:: TO BE DONE ::
Leave the pictures out. Return all other data exactly.

————

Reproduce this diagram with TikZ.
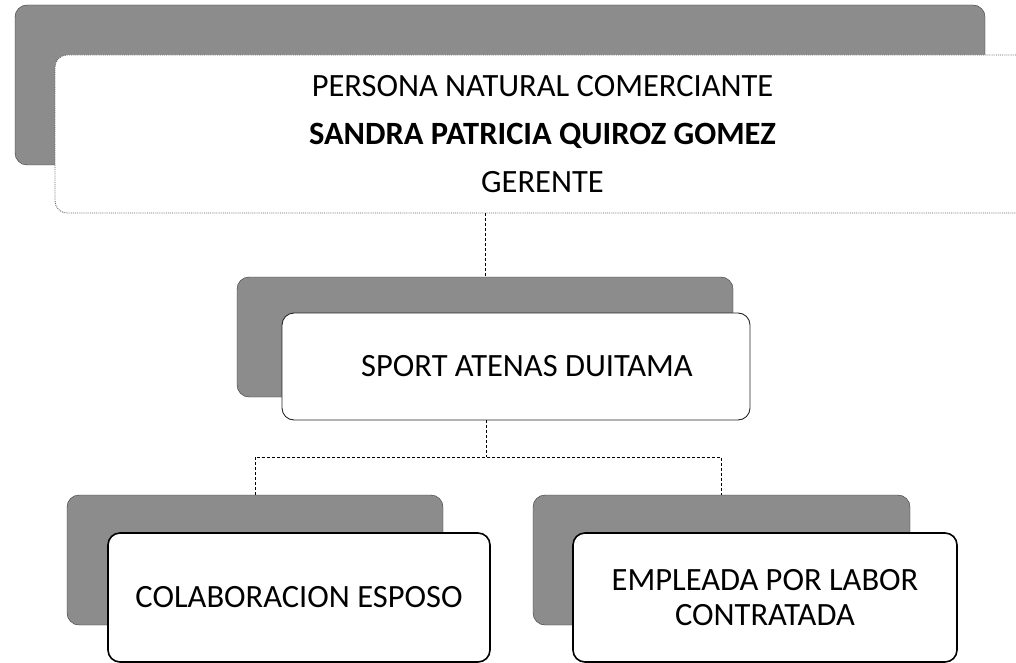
\documentclass[tikz,border=0pt]{standalone}
\usepackage{fontspec}
\setmainfont{Carlito}
\usepackage{tikz}
\usetikzlibrary{calc}

\tikzset{
  shadowbox/.style={draw=black!80, fill=black!45, rounded corners=12pt, inner sep=0pt},
  frontbox/.style={fill=white, rounded corners=12pt, inner sep=0pt, align=center,
    font=\fontsize{32.5}{48}\selectfont},
  link/.style={draw=black, line width=1pt, densely dashed}
}

\begin{document}
\begin{tikzpicture}[x=1pt, y=-1pt]
                \useasboundingbox (0,0) rectangle (1016,663);
                
                % shadows
                \node[shadowbox, minimum width=970, minimum height=160] (gerenteShadow) at (500,85) {};
                \node[shadowbox, minimum width=496, minimum height=120] (empresaShadow) at (485,337) {};
                \node[shadowbox, minimum width=376, minimum height=130] (esposoShadow) at (255,560) {};
                \node[shadowbox, minimum width=377, minimum height=130] (empleadaShadow) at (721.5,560) {};
                
                % top box
                \node[frontbox, draw=black!60, densely dotted, line width=0.9pt,
                      minimum width=975, minimum height=158] (gerente) at (542.5,134)
                      {PERSONA NATURAL COMERCIANTE\\\textbf{SANDRA PATRICIA QUIROZ GOMEZ}\\GERENTE};
                
                % middle box
                \node[frontbox, draw=black!85, line width=0.9pt,
                      minimum width=468, minimum height=107] (empresa) at (516,366.5)
                      {\hspace*{22pt}SPORT ATENAS DUITAMA};
                
                % bottom boxes
                \node[frontbox, draw=black, line width=1.6pt,
                      minimum width=382, minimum height=129] (esposo) at (299,597.5)
                      {COLABORACION ESPOSO};
                \node[frontbox, draw=black, line width=1.6pt,
                      font=\fontsize{32.5}{35}\selectfont,
                      minimum width=384, minimum height=129] (empleada) at (765,597.5)
                      {EMPLEADA POR LABOR\\CONTRATADA};
                
                % connectors
                \draw[link] (empresaShadow.north |- gerente.south) -- (empresaShadow.north);
                \coordinate (bus) at (486,457);
                \draw[link] (empresa.south -| bus) -- (bus);
                \draw[link] (esposoShadow.north) |- (bus) -| (empleadaShadow.north);
\end{tikzpicture}
\end{document}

————

:: ANSWER BELOW ::
Reproduce this diagram with TikZ.
\documentclass[tikz,border=0pt]{standalone}
\usepackage{fontspec}
\setmainfont{Carlito}
\usepackage{tikz}
\usetikzlibrary{calc}

\tikzset{
  shadowbox/.style={draw=black!80, fill=black!45, rounded corners=12pt, inner sep=0pt},
  frontbox/.style={fill=white, rounded corners=12pt, inner sep=0pt, align=center,
    font=\fontsize{32.5}{48}\selectfont},
  link/.style={draw=black, line width=1pt, densely dashed}
}

\begin{document}
\begin{tikzpicture}[x=1pt, y=-1pt]
                \useasboundingbox (0,0) rectangle (1016,663);
                
                % shadows
                \node[shadowbox, minimum width=970, minimum height=160] (gerenteShadow) at (500,85) {};
                \node[shadowbox, minimum width=496, minimum height=120] (empresaShadow) at (485,337) {};
                \node[shadowbox, minimum width=376, minimum height=130] (esposoShadow) at (255,560) {};
                \node[shadowbox, minimum width=377, minimum height=130] (empleadaShadow) at (721.5,560) {};
                
                % top box
                \node[frontbox, draw=black!60, densely dotted, line width=0.9pt,
                      minimum width=975, minimum height=158] (gerente) at (542.5,134)
                      {PERSONA NATURAL COMERCIANTE\\\textbf{SANDRA PATRICIA QUIROZ GOMEZ}\\GERENTE};
                
                % middle box
                \node[frontbox, draw=black!85, line width=0.9pt,
                      minimum width=468, minimum height=107] (empresa) at (516,366.5)
                      {\hspace*{22pt}SPORT ATENAS DUITAMA};
                
                % bottom boxes
                \node[frontbox, draw=black, line width=1.6pt,
                      minimum width=382, minimum height=129] (esposo) at (299,597.5)
                      {COLABORACION ESPOSO};
                \node[frontbox, draw=black, line width=1.6pt,
                      font=\fontsize{32.5}{35}\selectfont,
                      minimum width=384, minimum height=129] (empleada) at (765,597.5)
                      {EMPLEADA POR LABOR\\CONTRATADA};
                
                % connectors
                \draw[link] (empresaShadow.north |- gerente.south) -- (empresaShadow.north);
                \coordinate (bus) at (486,457);
                \draw[link] (empresa.south -| bus) -- (bus);
                \draw[link] (esposoShadow.north) |- (bus) -| (empleadaShadow.north);
\end{tikzpicture}
\end{document}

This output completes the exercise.